**Requirement:**
Copy exactly the lines from the start of the material through the line with "const yTickLabels = ['6.2', '6.4', '6.6', '6.8', '7.0'];". Pictures stay out of the copy.

**Data section:**
— start —

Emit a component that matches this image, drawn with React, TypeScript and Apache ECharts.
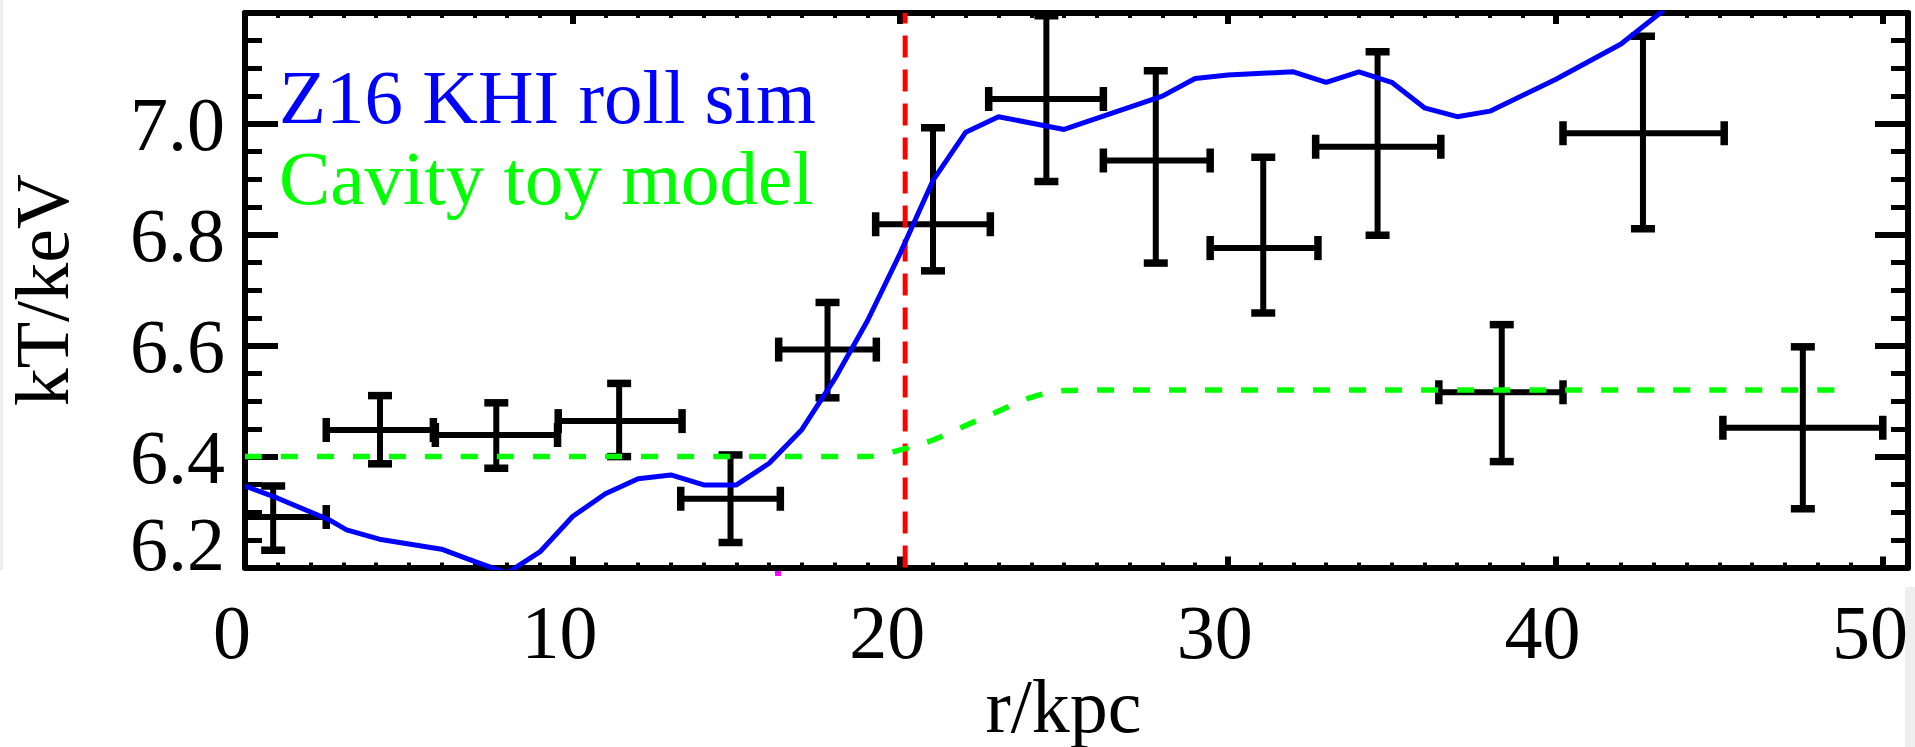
import React, { useEffect, useRef } from 'react';
import * as echarts from 'echarts';

const FONT = '"Liberation Serif", "Times New Roman", serif';

// Axis ranges
const X_MIN = 0;
const X_MAX = 50.76;
const Y_MIN = 6.2;
const Y_MAX = 7.2;
const xTickLabels = ['0', '10', '20', '30', '40', '50'];
const yTickLabels = ['6.2', '6.4', '6.6', '6.8', '7.0'];

// Z16 KHI roll simulation (blue)
const simR = [0, 1, 2, 2.6, 3.1, 4.1, 6, 7, 8, 9, 10, 11, 12, 13, 14, 15, 16, 17, 18, 19, 20, 21, 22, 23, 25, 28, 29, 30, 32, 33, 34, 35, 36, 37, 38, 40, 42, 43.3];
const simT = [6.347, 6.325, 6.3, 6.285, 6.268, 6.251, 6.233, 6.211, 6.19, 6.228, 6.292, 6.333, 6.36, 6.367, 6.349, 6.349, 6.388, 6.449, 6.54, 6.645, 6.767, 6.898, 6.985, 7.013, 6.99, 7.05, 7.082, 7.088, 7.094, 7.075, 7.094, 7.075, 7.029, 7.013, 7.023, 7.08, 7.144, 7.205];

// Cavity toy model (green dashed)
const toyR = [0, 19, 20, 21, 22, 23, 24, 25, 26, 49];
const toyT = [6.4, 6.4, 6.412, 6.43, 6.456, 6.482, 6.507, 6.519, 6.52, 6.52];

// Observed profile with error bars
const obsR = [0.86, 4.12, 7.67, 11.42, 14.82, 17.78, 21.0, 24.46, 27.8, 31.08, 34.57, 38.36, 42.67, 47.55];
const obsT = [6.291, 6.448, 6.439, 6.464, 6.324, 6.593, 6.819, 7.045, 6.934, 6.776, 6.959, 6.516, 6.983, 6.452];
const obsRlo = [-0.76, 2.48, 5.81, 9.56, 13.3, 16.29, 19.25, 22.7, 26.2, 29.46, 32.68, 36.44, 40.23, 45.11];
const obsRhi = [2.48, 5.75, 9.54, 13.34, 16.34, 19.27, 22.75, 26.2, 29.46, 32.75, 36.5, 40.23, 45.15, 49.99];
const obsTlo = [6.231, 6.387, 6.379, 6.4, 6.245, 6.506, 6.735, 6.896, 6.749, 6.659, 6.799, 6.391, 6.811, 6.306];
const obsThi = [6.347, 6.51, 6.497, 6.532, 6.403, 6.678, 6.993, 7.195, 7.096, 6.94, 7.13, 6.638, 7.158, 6.598];

// Cavity edge (red dashed vertical)
const cavityEdgeR = 20.15;

const SIM_NAME = 'Z16 KHI roll sim';
const TOY_NAME = 'Cavity toy model';

export default function App() {
  const ref = useRef<HTMLDivElement>(null);

  useEffect(() => {
    if (!ref.current) return;
    const chart = echarts.init(ref.current, null, { renderer: 'svg' });

    const simData = simR.map((r, i) => [r, simT[i]]);
    const toyData = toyR.map((r, i) => [r, toyT[i]]);
    const obsData = obsR.map((r, i) => [r, obsT[i], obsRlo[i], obsRhi[i], obsTlo[i], obsThi[i]]);

    const baseX = {
      type: 'value',
      min: X_MIN,
      max: X_MAX,
      splitLine: { show: false },
    };

    const xLabelFmt = (v: number) => {
      const s = String(Math.round(v));
      return Math.abs(v - Math.round(v)) < 1e-6 && xTickLabels.includes(s) ? s : '';
    };
    const yLabelFmt = (v: number) => {
      const s = (Math.round(v * 10) / 10).toFixed(1);
      if (!yTickLabels.includes(s)) return '';
      if (s === '6.2') return '6.2\n ';
      return s;
    };

    const option: any = {
      animation: false,
      backgroundColor: '#ffffff',
      grid: { left: 245, right: 7, top: 13, bottom: 179.5, containLabel: false, outerBoundsMode: 'none' },
      legend: {
        show: true,
        orient: 'vertical',
        left: 274,
        top: 54.5,
        padding: 0,
        itemGap: 0,
        itemWidth: 0,
        itemHeight: 85,
        icon: 'none',
        selectedMode: false,
        textStyle: { fontFamily: FONT, fontSize: 77 },
        data: [
          { name: SIM_NAME, textStyle: { color: '#0000ff' } },
          { name: TOY_NAME, textStyle: { color: '#00ff00' } },
        ],
      },
      xAxis: [
        {
          ...baseX,
          position: 'bottom',
          interval: 10,
          axisLine: { show: true, onZero: false, lineStyle: { color: '#000', width: 6 } },
          axisTick: { show: true, inside: true, length: 11, lineStyle: { color: '#000', width: 6 } },
          axisLabel: {
            show: true,
            color: '#000',
            fontFamily: FONT,
            fontSize: 76,
            margin: 26,
            padding: [0, 26, 0, 0],
            formatter: xLabelFmt,
          },
          name: 'r/kpc',
          nameLocation: 'middle',
          nameGap: 100,
          nameMoveOverlap: false,
          nameTextStyle: { color: '#000', fontFamily: FONT, fontSize: 76, lineHeight: 76, padding: [0, 26, 0, 0] },
        },
        {
          ...baseX,
          position: 'bottom',
          interval: 1,
          axisLine: { show: false },
          axisTick: { show: true, inside: true, length: 5, lineStyle: { color: '#000', width: 4 } },
          axisLabel: { show: false },
        },
        {
          ...baseX,
          position: 'top',
          interval: 10,
          axisLine: { show: true, onZero: false, lineStyle: { color: '#000', width: 6 } },
          axisTick: { show: true, inside: true, length: 11, lineStyle: { color: '#000', width: 6 } },
          axisLabel: { show: false },
        },
        {
          ...baseX,
          position: 'top',
          interval: 1,
          axisLine: { show: false },
          axisTick: { show: true, inside: true, length: 5, lineStyle: { color: '#000', width: 4 } },
          axisLabel: { show: false },
        },
      ],
      yAxis: [
        {
          type: 'value',
          position: 'left',
          min: Y_MIN,
          max: Y_MAX,
          interval: 0.2,
          splitLine: { show: false },
          axisLine: { show: true, onZero: false, lineStyle: { color: '#000', width: 6 } },
          axisTick: { show: true, inside: true, length: 33, lineStyle: { color: '#000', width: 6 } },
          minorTick: { show: true, splitNumber: 4, length: 17, lineStyle: { color: '#000', width: 5 } },
          axisLabel: {
            show: true,
            color: '#000',
            fontFamily: FONT,
            fontSize: 76,
            margin: 20,
            lineHeight: 47,
            formatter: yLabelFmt,
          },
          name: 'kT/keV',
          nameLocation: 'middle',
          nameRotate: 90,
          nameGap: 165,
          nameTextStyle: { color: '#000', fontFamily: FONT, fontSize: 76, lineHeight: 76 },
        },
        {
          type: 'value',
          position: 'right',
          min: Y_MIN,
          max: Y_MAX,
          interval: 0.2,
          splitLine: { show: false },
          axisLine: { show: true, onZero: false, lineStyle: { color: '#000', width: 6 } },
          axisTick: { show: true, inside: true, length: 33, lineStyle: { color: '#000', width: 6 } },
          minorTick: { show: true, splitNumber: 4, length: 17, lineStyle: { color: '#000', width: 5 } },
          axisLabel: { show: false },
        },
      ],
      series: [
        {
          name: 'Observed',
          type: 'custom',
          xAxisIndex: 0,
          yAxisIndex: 0,
          clip: true,
          z: 2,
          encode: { x: 0, y: 1 },
          data: obsData,
          renderItem: (params: any, api: any) => {
            const x = api.value(0);
            const y = api.value(1);
            const pL = api.coord([api.value(2), y]);
            const pR = api.coord([api.value(3), y]);
            const pB = api.coord([x, api.value(4)]);
            const pT = api.coord([x, api.value(5)]);
            const cap = 12;
            const bar = { stroke: '#000', lineWidth: 6, fill: null };
            const capS = { stroke: '#000', lineWidth: 7.5, fill: null };
            return {
              type: 'group',
              children: [
                { type: 'line', shape: { x1: pL[0], y1: pL[1], x2: pR[0], y2: pR[1] }, style: bar },
                { type: 'line', shape: { x1: pB[0], y1: pB[1], x2: pT[0], y2: pT[1] }, style: bar },
                { type: 'line', shape: { x1: pL[0], y1: pL[1] - cap, x2: pL[0], y2: pL[1] + cap }, style: capS },
                { type: 'line', shape: { x1: pR[0], y1: pR[1] - cap, x2: pR[0], y2: pR[1] + cap }, style: capS },
                { type: 'line', shape: { x1: pB[0] - cap, y1: pB[1], x2: pB[0] + cap, y2: pB[1] }, style: capS },
                { type: 'line', shape: { x1: pT[0] - cap, y1: pT[1], x2: pT[0] + cap, y2: pT[1] }, style: capS },
              ],
            };
          },
        },
        {
          name: 'Cavity edge',
          type: 'line',
          xAxisIndex: 0,
          yAxisIndex: 0,
          z: 3,
          showSymbol: false,
          symbol: 'none',
          clip: true,
          data: [[cavityEdgeR, Y_MIN], [cavityEdgeR, Y_MAX]],
          lineStyle: { color: '#ff0000', width: 5, type: [22, 12] },
        },
        {
          name: TOY_NAME,
          type: 'line',
          xAxisIndex: 0,
          yAxisIndex: 0,
          z: 4,
          showSymbol: false,
          symbol: 'none',
          smooth: 0.3,
          clip: true,
          data: toyData,
          lineStyle: { color: '#00ff00', width: 5.5, type: [17, 19] },
        },
        {
          name: SIM_NAME,
          type: 'line',
          xAxisIndex: 0,
          yAxisIndex: 0,
          z: 5,
          showSymbol: false,
          symbol: 'none',
          clip: true,
          data: simData,
          lineStyle: { color: '#0000ff', width: 5 },
        },
      ],
      graphic: [
        { type: 'rect', left: 0, top: 0, shape: { x: 0, y: 0, width: 3, height: 570 }, style: { fill: '#eeeeee' }, silent: true },
        { type: 'rect', left: 1905, top: 587, shape: { x: 0, y: 0, width: 10, height: 160 }, style: { fill: '#eeeeee' }, silent: true },
        { type: 'rect', left: 775, top: 571, shape: { x: 0, y: 0, width: 6, height: 5 }, style: { fill: '#ff00ff' }, silent: true },
      ],
    };

    chart.setOption(option);
    return () => {
      chart.dispose();
    };
  }, []);

  return (
    <div
      ref={ref}
      style={{ position: 'fixed', left: 0, top: 0, width: 1915, height: 747, background: '#ffffff' }}
    />
  );
}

— end —

**Answer to the exercise:**
Emit a component that matches this image, drawn with React, TypeScript and Apache ECharts.
import React, { useEffect, useRef } from 'react';
import * as echarts from 'echarts';

const FONT = '"Liberation Serif", "Times New Roman", serif';

// Axis ranges
const X_MIN = 0;
const X_MAX = 50.76;
const Y_MIN = 6.2;
const Y_MAX = 7.2;
const xTickLabels = ['0', '10', '20', '30', '40', '50'];
const yTickLabels = ['6.2', '6.4', '6.6', '6.8', '7.0'];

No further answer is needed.